Result: Contract text is extracted in full detail and appended to the original file metadata record, which is then passed to a downstream analysis node.


  • Organize files clearly: Use structured folder paths for batch processing to make it easy to target specific document types. Processing mixed file types from a single folder can complicate downstream handling.
  • Enable Limit OCR for speed: For high-volume workflows processing simple documents with consistent formatting (such as printed invoices or typed forms), enabling Limit OCR reduces processing time. For complex, handwritten, or degraded documents, disable it for more accurate results.
  • Test with sample files: Before scaling up a batch processing workflow, test the node with a representative sample of files to verify extraction quality and adjust OCR settings as needed.
  • Be cautious with Remove File After Processing: In industries with compliance or audit requirements (healthcare, finance, legal), disabling this toggle is the safer default. Only enable it when the extracted text has been verified and preserved in a downstream system.
  • Use Result Property Name descriptively: Name the output property to reflect the document type, such as contract_text, invoice_text, or support_attachment_text. This makes downstream node configuration clearer.
  • Handle encoding variation: Some documents may contain text in non-standard encodings or mixed languages. Test with actual document samples from your environment to confirm extraction accuracy for your specific use case.

The most common cause is that the file is an image-based PDF or a scanned document with no embedded text, and Limit OCR is preventing full OCR processing. Try disabling Limit OCR and re-running the workflow.
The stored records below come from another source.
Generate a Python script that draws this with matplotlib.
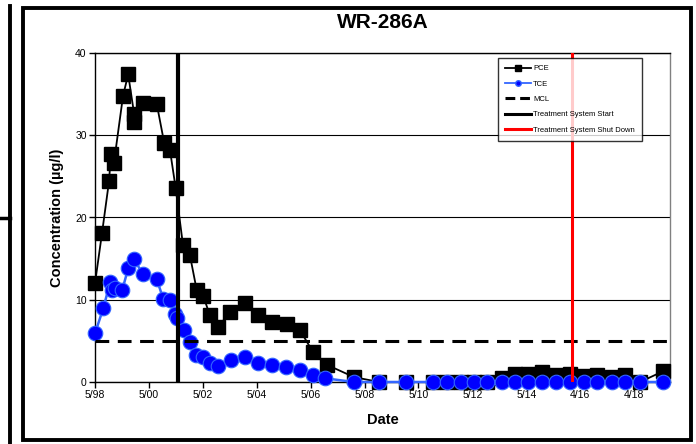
import matplotlib
matplotlib.use("Agg")
import matplotlib.pyplot as plt
from matplotlib.lines import Line2D
from matplotlib.patches import Rectangle
import numpy as np

plt.rcParams['font.family'] = ['Liberation Sans', 'DejaVu Sans']

# ---------------- data ----------------
pce_x = [1998.33, 1998.59, 1998.85, 1998.92, 1999.03, 1999.37, 1999.56, 1999.78, 1999.79,
         2000.12, 2000.62, 2000.90, 2001.11, 2001.32, 2001.59, 2001.85, 2002.10, 2002.35,
         2002.59, 2002.89, 2003.34, 2003.89, 2004.37, 2004.88, 2005.44, 2005.93, 2006.42,
         2006.92, 2007.93, 2008.86, 2009.86, 2010.86, 2011.38, 2011.90, 2012.38, 2012.86,
         2013.42, 2013.90, 2014.38, 2014.90, 2015.42, 2015.94, 2016.46, 2016.94, 2017.50,
         2017.98, 2018.54, 2019.39]
pce_y = [12.0, 18.1, 24.4, 27.7, 26.6, 34.8, 37.4, 32.6, 31.6,
         33.9, 33.8, 29.0, 28.2, 23.6, 16.7, 15.4, 11.2, 10.4,
         8.1, 6.7, 8.5, 9.6, 8.1, 7.3, 7.1, 6.3, 3.6,
         2.1, 0.6, 0.0, 0.0, 0.0, 0.0, 0.0, 0.0, 0.0,
         0.5, 1.0, 1.0, 1.2, 0.8, 1.0, 0.7, 0.9, 0.6,
         0.8, 0.0, 1.3]

tce_x = [1998.33, 1998.64, 1998.89, 1998.95, 1999.07, 1999.34, 1999.56, 1999.79, 2000.10,
         2000.62, 2000.86, 2001.11, 2001.30, 2001.36, 2001.63, 2001.85, 2002.07, 2002.35,
         2002.59, 2002.88, 2003.36, 2003.89, 2004.38, 2004.88, 2005.41, 2005.93, 2006.42,
         2006.86, 2007.93, 2008.86, 2009.86, 2010.86, 2011.38, 2011.90, 2012.38, 2012.86,
         2013.42, 2013.90, 2014.38, 2014.90, 2015.42, 2015.94, 2016.46, 2016.94, 2017.50,
         2017.98, 2018.54, 2019.39]
tce_y = [5.9, 9.0, 12.1, 11.2, 11.4, 11.2, 13.8, 14.9, 13.1,
         12.5, 10.1, 10.0, 8.3, 7.8, 6.3, 4.9, 3.3, 3.1,
         2.3, 1.95, 2.7, 3.0, 2.3, 2.1, 1.8, 1.4, 0.9,
         0.45, 0.0, 0.0, 0.0, 0.0, 0.0, 0.0, 0.0, 0.0,
         0.0, 0.0, 0.0, 0.0, 0.0, 0.0, 0.0, 0.0, 0.0,
         0.0, 0.0, 0.0]

mcl_value = 5
treatment_start = 2001.41
treatment_shutdown = 2016.02

x_start = 1998.33
x_end = 2019.65
tick_step = 730 / 365.25
tick_labels = ['5/98', '5/00', '5/02', '5/04', '5/06', '5/08', '5/10', '5/12', '5/14', '4/16', '4/18']
y_ticks = [0, 10, 20, 30, 40]

# ---------------- figure ----------------
W, H = 696, 444
fig = plt.figure(figsize=(W / 100, H / 100), dpi=100)
ax_l, ax_r, ax_t, ax_b = 95, 670, 53, 382
ax = fig.add_axes([ax_l / W, 1 - ax_b / H, (ax_r - ax_l) / W, (ax_b - ax_t) / H])

ax.plot(pce_x, pce_y, color='black', lw=1.3, marker='s', markersize=10.5,
        markerfacecolor='black', markeredgecolor='black', label='PCE', zorder=3,
        clip_on=False)
ax.plot(tce_x, tce_y, color='#3366FF', lw=1.8, marker='o', markersize=10.5,
        markerfacecolor='#0000FF', markeredgecolor='#3366FF', markeredgewidth=0.8,
        label='TCE', zorder=4, clip_on=False)
ax.axhline(mcl_value, color='black', lw=2.2, dashes=(4.5, 2.8), label='MCL', zorder=5)
ax.axvline(treatment_start, color='black', lw=3.0, label='Treatment System Start', zorder=6)
ax.axvline(treatment_shutdown, color='#FF0000', lw=2.2, label='Treatment System Shut Down', zorder=6)

ax.set_xlim(x_start, x_end)
ax.set_ylim(0, 40)
ax.set_yticks(y_ticks)
ax.set_xticks([x_start + k * tick_step for k in range(len(tick_labels))])
ax.set_xticklabels(tick_labels)
ax.tick_params(axis='both', direction='out', length=4, width=1, labelsize=7.5, pad=2)
ax.yaxis.grid(True, color='black', lw=0.8)
ax.set_axisbelow(True)
for s in ax.spines.values():
    s.set_linewidth(1.0)
    s.set_color('black')
ax.spines['right'].set_color('#808080')

ax.set_ylabel('Concentration (µg/l)', fontsize=10.5, fontweight='bold', labelpad=8)
ax.set_xlabel('Date', fontsize=10.5, fontweight='bold', labelpad=9)

fig.text((ax_l + ax_r) / 2 / W, 1 - 22 / H, 'WR-286A', ha='center', va='center',
         fontsize=15, fontweight='bold')

# legend
handles = [
    Line2D([], [], color='black', lw=1.3, marker='s', markersize=4, markerfacecolor='black'),
    Line2D([], [], color='#3366FF', lw=1.3, marker='o', markersize=4, markerfacecolor='#0000FF',
           markeredgecolor='#3366FF'),
    Line2D([], [], color='black', lw=2.2, dashes=(3.2, 1.6)),
    Line2D([], [], color='black', lw=2.2),
    Line2D([], [], color='#FF0000', lw=2.2),
]
labels = ['PCE', 'TCE', 'MCL', 'Treatment System Start', 'Treatment System Shut Down']
leg = ax.legend(handles, labels, loc='upper left',
                bbox_to_anchor=((498 - ax_l) / (ax_r - ax_l), (ax_b - 58) / (ax_b - ax_t)),
                fontsize=5.5, frameon=True, fancybox=False, edgecolor='black',
                handlelength=3.4, handletextpad=0.3, labelspacing=1.05,
                borderpad=0.9, borderaxespad=0)
leg.get_frame().set_linewidth(1.0)
leg.set_zorder(10)

# outer frame and left artefact
fig.add_artist(Rectangle((23 / W, 1 - 440 / H), (691 - 23) / W, (440 - 8) / H,
                         transform=fig.transFigure, fill=False, edgecolor='black', lw=2.8))
fig.add_artist(Line2D([10 / W, 10 / W], [1 - 6 / H, 0], transform=fig.transFigure,
                      color='black', lw=2.8))
fig.add_artist(Line2D([0, 10 / W], [1 - 218 / H, 1 - 218 / H], transform=fig.transFigure,
                      color='black', lw=2.5))

fig.savefig('out.png', dpi=100)
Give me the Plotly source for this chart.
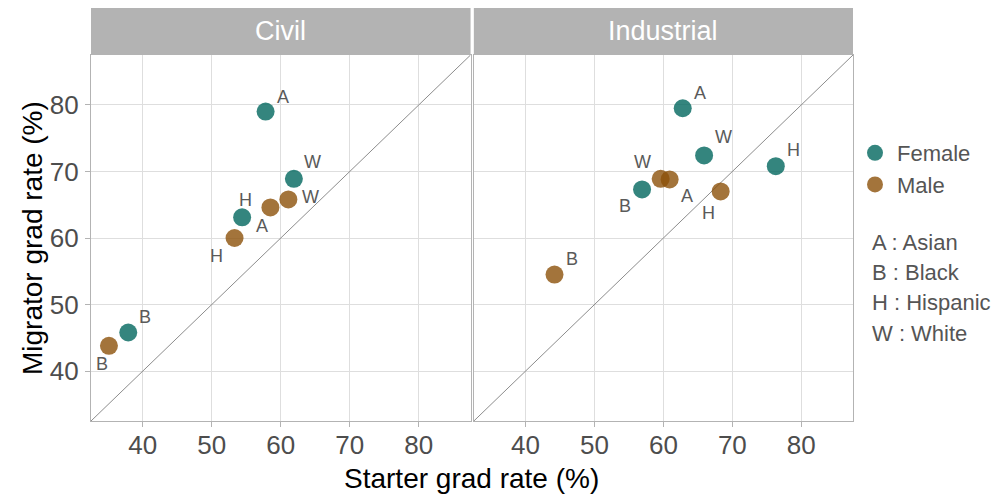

Also confirm the file type is in the supported formats list.

Scan resolution and document quality directly affect OCR accuracy. For best results, ensure source documents are scanned at 300 DPI or higher. Heavily compressed images, low-contrast text, or handwriting may produce inaccurate results regardless of settings.

Verify that the path provided to File Path or Folder Path is correct and that the workflow runtime has read access to the target location. If the path is dynamically sourced from an upstream node, inspect that node’s output to confirm the field is populated correctly.

The node only processes file types in its supported formats list. Files with unsupported extensions are skipped. Review the folder contents and confirm that all files requiring processing use supported formats.

Remove File After Processing deleted a file unexpectedly

Section titled “Remove File After Processing deleted a file unexpectedly”

This toggle is irreversible once executed. If files were deleted unintentionally, disable this toggle and restore files from backup. Always verify workflow behavior in a test environment before enabling this toggle in production.


  • Given: invoice.jpg with Limit OCR = On - Expected: Extracted text produced with faster but potentially less detailed OCR results.
  • Given: Folder containing 3 PDFs with Option = Return result column only - Expected: Output array of three records, each containing extracted plain text for one file.
  • Given: DOCX file with embedded text with Limit OCR = Off - Expected: Full text content of the document extracted accurately.
  • Given: File path pointing to a nonexistent file - Expected: Error indicating the file was not found.

  • ConvertBase64ToFile - Produces binary files from Base64 strings that can then be processed by this node.
  • String Operation - Can clean and format the extracted text output from this node.
  • Set Transformation - Can filter or reshape the output records produced when processing a folder of files.
  • Custom Script - Can apply custom parsing logic to the raw text extracted by this node.